KIEV -- U.S. and British experts fanned out across Ukraine on Wednesday, inspecting its main arms producer, other large military plants and holding talks to investigate charges the country's administration sold Iraq an early warning system.

As an appeal court judge gathered documents to support his bid to investigate corruption charges against President Leonid Kuchma, the experts said they were pressing their inquiries over whether the Kolchuga aircraft detection system was in Iraq.

The 13 experts, who arrived Sunday, are investigating U.S. charges that Kuchma approved the sale of the Kolchuga, which detects and tracks aircraft without giving itself away and could complicate any U.S.-led military action against Baghdad.

"We cannot say at this point.
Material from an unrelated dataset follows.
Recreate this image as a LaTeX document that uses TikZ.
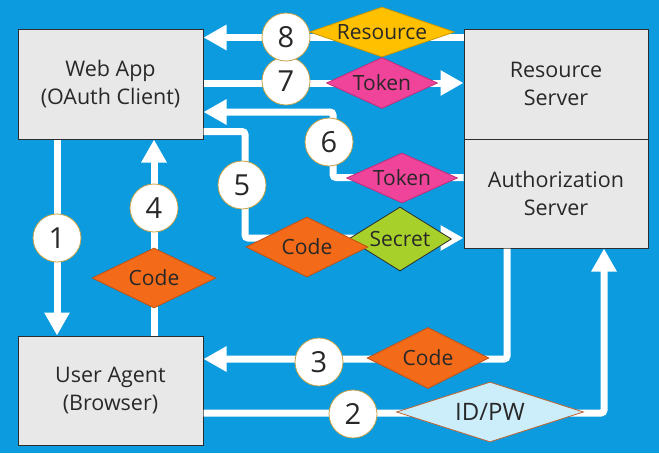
\documentclass[tikz,border=0pt]{standalone}
\usepackage[dvipsnames]{xcolor}
\usepackage{fontspec}
\setmainfont{Open Sans}
\usetikzlibrary{arrows.meta,shapes.geometric}

\definecolor{bgblue}{RGB}{12,155,222}
\definecolor{boxgray}{RGB}{232,232,232}
\definecolor{boxline}{RGB}{45,45,45}
\definecolor{ink}{RGB}{40,40,40}
\definecolor{ringgold}{RGB}{196,160,70}
\definecolor{codeorange}{RGB}{243,106,24}
\definecolor{codeedge}{RGB}{190,80,20}
\definecolor{tokenpink}{RGB}{240,68,154}
\definecolor{tokenedge}{RGB}{190,45,120}
\definecolor{resyellow}{RGB}{255,192,0}
\definecolor{resedge}{RGB}{200,150,0}
\definecolor{secgreen}{RGB}{168,208,42}
\definecolor{idblue}{RGB}{204,237,250}
\definecolor{idedge}{RGB}{190,100,50}

\begin{document}
\begin{tikzpicture}[x=1pt, y=-1pt,
    box/.style={draw=boxline, fill=boxgray, line width=1pt, text=ink,
      align=center, font=\fontsize{21.5}{28}\selectfont},
    flow/.style={draw=white, line width=7pt, rounded corners=3pt,
      -{Triangle[width=24pt,length=23pt]}},
    num/.style={circle, draw=ringgold, line width=0.8pt, fill=white,
      minimum size=48pt, inner sep=0pt, text=ink,
      font=\fontsize{29}{29}\selectfont},
    tag/.style={diamond, inner sep=0pt, line width=0.8pt,
      label={[text=ink, font=\fontsize{21}{21}\selectfont]center:#1}},
  ]
      \fill[bgblue] (0,0) rectangle (659,453);

      % boxes
      \node[box, minimum width=185pt, minimum height=110pt] (webapp) at (110.5,84)
            {Web App\\(OAuth Client)};
      \node[box, minimum width=184pt, minimum height=110pt] (ressrv) at (556,84)
            {Resource\\Server};
      \node[box, minimum width=184pt, minimum height=109pt] (authsrv) at (556,193.5)
            {Authorization\\Server};
      \node[box, minimum width=185pt, minimum height=109pt] (agent) at (110.5,390.5)
            {User Agent\\(Browser)};

      % flows
      \coordinate (k6) at (333,112);
      \coordinate (k5) at (245,238);
      \draw[flow] ([xshift=-53.5pt]webapp.south) -- ([xshift=-53.5pt]agent.north);
      \draw[flow] ([yshift=-22.5pt]agent.east) -| ([xshift=48pt]authsrv.south);
      \draw[flow] ([xshift=-49pt]authsrv.south) |- ([yshift=31.5pt]agent.east);
      \draw[flow] ([xshift=43.5pt]agent.north) -- ([xshift=43.5pt]webapp.south);
      \draw[flow] ([yshift=8pt]webapp.south east) -| (k5) -- (authsrv.west |- k5);
      \draw[flow] ([yshift=16pt]authsrv.west) -| (k6) -- (webapp.east |- k6);
      \draw[flow] ([yshift=1pt]webapp.east) -- ([yshift=1pt]ressrv.west);
      \draw[flow] ([yshift=-9pt]ressrv.north west) -- ([yshift=-9pt]webapp.north east);

      % payloads
      \node[tag=Resource, fill=resyellow, draw=resedge,
            minimum width=145pt, minimum height=50pt] (res8) at (382,32) {};
      \node[tag=Token, fill=tokenpink, draw=tokenedge,
            minimum width=111pt, minimum height=51pt] (tok7) at (382,83) {};
      \node[tag=Token, fill=tokenpink, draw=tokenedge,
            minimum width=111pt, minimum height=50pt] (tok6) at (402,178) {};
      \node[tag=Secret, fill=secgreen, draw=boxline,
            minimum width=103pt, minimum height=64pt] (sec5) at (400,239) {};
      \node[tag=Code, fill=codeorange, draw=codeedge,
            minimum width=122pt, minimum height=60pt] (code5) at (307,247) {};
      \node[tag=Code, fill=codeorange, draw=codeedge,
            minimum width=124pt, minimum height=60pt] (code4) at (154,278) {};
      \node[tag=Code, fill=codeorange, draw=codeedge,
            minimum width=122pt, minimum height=61pt] (code3) at (428,358) {};
      \node[diamond, inner sep=0pt, line width=0.8pt, fill=idblue, draw=idedge,
            minimum width=187pt, minimum height=60pt,
            label={[text=ink, font=\fontsize{24}{24}\selectfont]center:ID/PW}]
            (idpw) at (490,412) {};

      % steps
      \node[num] (s1) at (57,238) {1};
      \node[num] (s2) at (353,414) {2};
      \node[num] (s3) at (319,362) {3};
      \node[num] (s4) at (154,208) {4};
      \node[num] (s5) at (242,185) {5};
      \node[num] (s6) at (329,142) {6};
      \node[num] (s7) at (286,81) {7};
      \node[num] (s8) at (286,37) {8};
    \end{tikzpicture}
\end{document}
We are in the middle of our meetings," Alan Van Egmond, the leader of the experts, said when asked about the state of the investigation.

Asked whether officials were being open, he replied, "We have had a very active schedule of discussions and meetings."
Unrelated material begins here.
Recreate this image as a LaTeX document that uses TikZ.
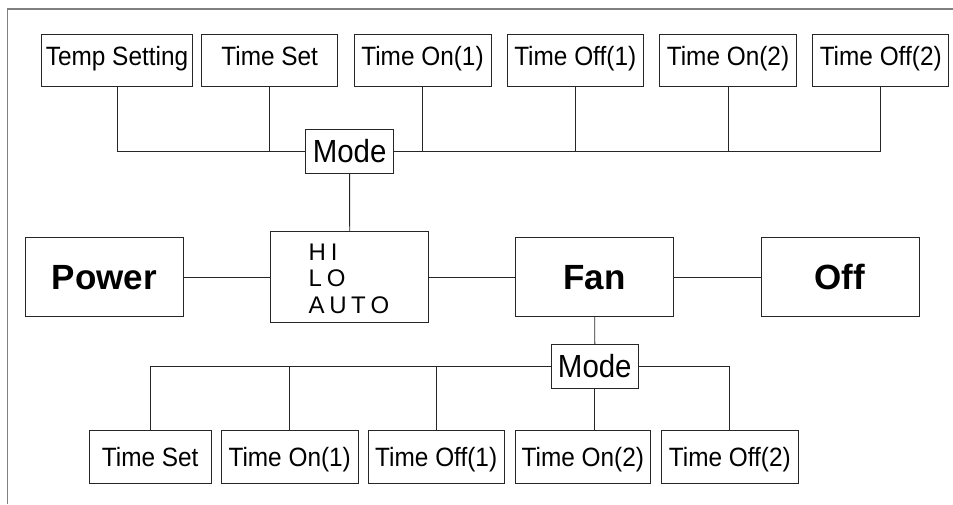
\documentclass[tikz,border=0pt]{standalone}
\usepackage{fontspec}
\setmainfont{Liberation Sans}[FakeStretch=0.92]
\newfontfamily\plainsans{Liberation Sans}
\begin{document}
\begin{tikzpicture}[x=1pt,y=-1pt,
  box/.style={draw=black!85, line width=0.9pt, inner sep=0pt, font=\fontsize{26.5}{29}\selectfont},
  topbox/.style={box, minimum height=52.4pt, text height=19pt, text depth=8.4pt},
  botbox/.style={box, minimum height=53.3pt, text height=19pt, text depth=0.4pt},
  modebox/.style={box, minimum width=87.5pt, minimum height=43.7pt, font=\fontsize{32}{35}\selectfont, text height=22.9pt, text depth=0pt},
  bigbox/.style={box, minimum width=158pt, minimum height=79pt, font=\plainsans\bfseries\fontsize{35}{38}\selectfont, text height=25pt, text depth=0pt},
  hlt/.style={inner sep=0pt, anchor=base west, font=\plainsans\fontsize{24}{27}\selectfont},
  wire/.style={draw=black!85, line width=0.9pt},
  frame/.style={draw=black!50, line width=1.6pt}]
\useasboundingbox (0,0) rectangle (953,504);
% frame
\coordinate (fbl) at (7.5,504);
\coordinate (ftl) at (7.5,9);
\coordinate (ftr) at (953,9);
\draw[frame] (fbl) -- (ftl) -- (ftr);
% top row
\node[topbox, minimum width=150.6pt] (tempset) at (117,60.5) {Temp Setting};
\node[topbox, minimum width=136pt] (timeset) at (269.7,60.5) {Time Set};
\node[topbox, minimum width=137pt] (ton1) at (422.5,60.5) {Time On(1)};
\node[topbox, minimum width=135.7pt] (toff1) at (575.2,60.5) {Time Off(1)};
\node[topbox, minimum width=136.6pt] (ton2) at (728,60.5) {Time On(2)};
\node[topbox, minimum width=136pt] (toff2) at (880.7,60.5) {Time Off(2)};
\node[modebox] (mode) at (349.65,151.5) {Mode};
% middle row
\node[bigbox] (power) at (104.5,277.2) {Power};
\node[box, minimum width=158pt, minimum height=91pt] (hla) at (349.7,277.2) {};
\node[hlt] (hi) at (308.5,260) {H\kern4.8pt I};
\node[hlt] (lo) at (308.5,286.7) {L\kern4.8pt O};
\node[hlt] (auto) at (308.5,313.3) {A\kern4.6pt U\kern4.6pt T\kern4.6pt O};
\node[bigbox] (fan) at (594.7,277.2) {Fan};
\node[bigbox] (off) at (840,277.2) {Off};
% bottom row
\node[modebox] (bmode) at (594.8,366.3) {Mode};
\node[botbox, minimum width=121.7pt] (bts) at (150.2,456.7) {Time Set};
\node[botbox, minimum width=136.7pt] (bton1) at (289.7,456.7) {Time On(1)};
\node[botbox, minimum width=136.3pt] (btoff1) at (436.2,456.7) {Time Off(1)};
\node[botbox, minimum width=135.7pt] (bton2) at (582.8,456.7) {Time On(2)};
\node[botbox, minimum width=137pt] (btoff2) at (729.8,456.7) {Time Off(2)};
% top connectors
\draw[wire] (tempset.south) |- (mode.west);
\draw[wire] (timeset.south) -- (timeset.south |- mode.west);
\draw[wire] (mode.east) -| (toff2.south);
\draw[wire] (ton1.south) -- (ton1.south |- mode.east);
\draw[wire] (toff1.south) -- (toff1.south |- mode.east);
\draw[wire] (ton2.south) -- (ton2.south |- mode.east);
\draw[wire] (mode.south) -- (hla.north);
% middle connectors
\draw[wire] (power.east) -- (hla.west);
\draw[wire] (hla.east) -- (fan.west);
\draw[wire] (fan.east) -- (off.west);
\draw[wire] (fan.south) -- (bmode.north);
% bottom connectors
\draw[wire] (bmode.west) -| (bts.north);
\draw[wire] (bton1.north) -- (bton1.north |- bmode.west);
\draw[wire] (btoff1.north) -- (btoff1.north |- bmode.west);
\draw[wire] (bmode.south) -- (bmode.south |- bton2.north);
\draw[wire] (bmode.east) -| (btoff2.north);
\end{tikzpicture}
\end{document}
Officials in eastern Ukraine said two groups of experts had arrived; one to investigate the Topaz plant, which produces Kolchuga in Donetsk and another to visit Kharkiv, which is home to the country's largest plants producing tanks and other military equipment.

"The experts have arrived and are working," said Oleksander Kashnikov, head of the special construction department in the Donetsk regional administration.
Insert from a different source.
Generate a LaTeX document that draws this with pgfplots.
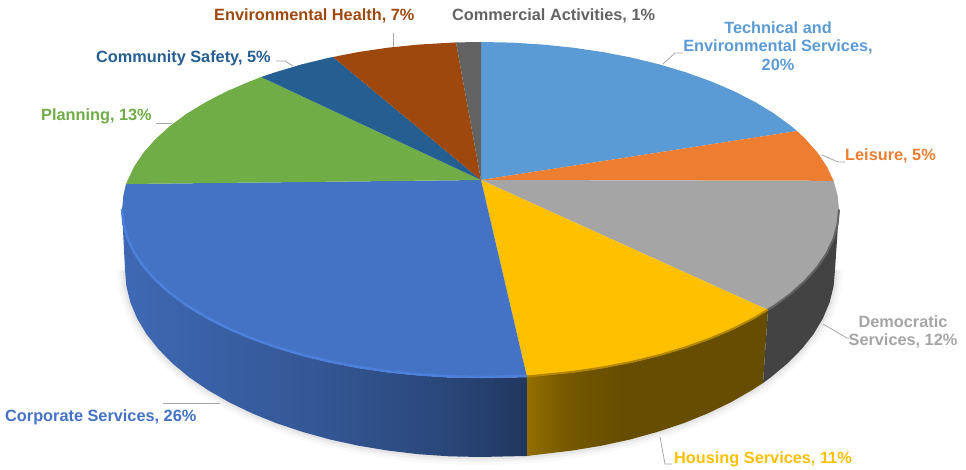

The experts have given no details of their program, saying there was no deadline to check the claims, based on tapes made by Kuchma's former bodyguard in which the president is apparently heard giving the go-ahead to the sale.

Kuchma has denied he sold the system to Iraq, and Ukrainian officials have cast doubt on the tapes, saying the copies they checked were edited.

But the suspension of some financial aid by Washington and the arrival of the inspectors has put Kuchma under heightened pressure.

Kuchma also has hanging over him a court appeal for a wide-ranging investigation into corruption charges.

On Tuesday, a judge at the Kiev appeals court said he had ordered prosecutors to open a criminal probe into Kuchma's activities, the first legal challenge to the 64-year-old leader.

After prosecutors refused to launch an investigation, the Supreme Court on Wednesday sent the appeal back to the court asking for further documentation to support the charges.

 European Union leaders told Ukraine on Wednesday it stands no chance of becoming a member until it respects common values of democracy, press freedom and arms control.

"We are talking now about the standards which are necessary to be part of the European family," EU foreign policy chief Javier Solana told reporters at a conference in Warsaw. "Ukraine has to have the structures that will allow it to get as close as possible to the European Union."

Some delegates agreed that there was a long way to go.

Former Ukrainian Prime Minister Viktor Yushchenko referred to the murder of opposition journalist Georgy Gongadze, whose headless corpse was found in November 2000. Recordings released by a former presidential bodyguard implicate Kuchma in the case.

"Two years ago a journalist was killed; today we are killing the entire journalistic profession. Who would want to accept us in Europe with such standards?" Yushchenko said.